There’s an online fact sheet put out by the Oregon Department of Fish and Wildlife titled “Living With Snakes.” This fat little serpent, however, might benefit from something called “Living With Bicyclists.” Stretched out across the warm concrete of the Cox Creek Path on Friday, it was taking quite a chance. But it lucked out. I saw it in time and veered around it.
The photo above is cropped for dramatic effect. In reality, the snake’s length covered about one-third of the width of the path. That would make it between three and four feet long.
What kind of snake is it? The ODFW fact sheet says Oregon is home to 15 species of snakes. It has pictures and descriptions of each. None of the images matches my friend on the path exactly, but the one that comes closest identifies it as a gopher snake, also known as a bull snake.
One small doubt, though: ODFW says the gopher snake is sometimes mistaken for a rattler “due to its coloration and its impressive ability to mimic a rattlesnake by flattening its head, coiling, striking and hissing loudly. To complete the pseudo image of a rattlesnake, a gopher snake will vibrate the tip of its tail.”

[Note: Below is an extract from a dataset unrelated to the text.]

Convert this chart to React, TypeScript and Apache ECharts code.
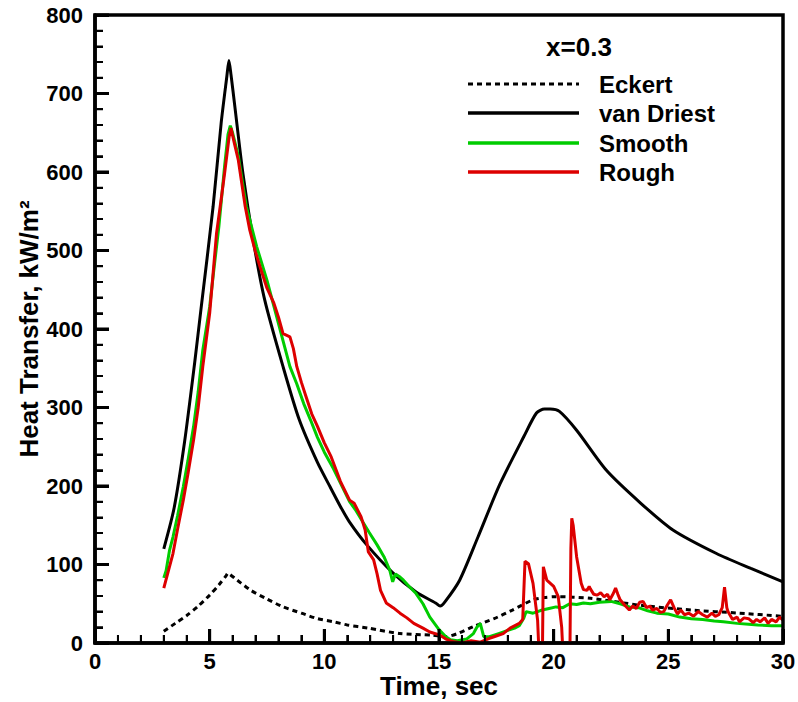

My acquaintance on the Cox Creek Path did none of that. When I stopped the bike and walked back to get closer, the snake slithered away, but ever so slowly, without losing its dignity one bit. No coiling, hissing or vibrating its tail. And then it disappeared in the weeds.
You may have heard me mention that the riverfront beat I patrol on my bike is seldom quiet for long. And on the rare occasions when nothing else is going on, I’m grateful for any diversion, especially if provided by an Oregon snake. (hh)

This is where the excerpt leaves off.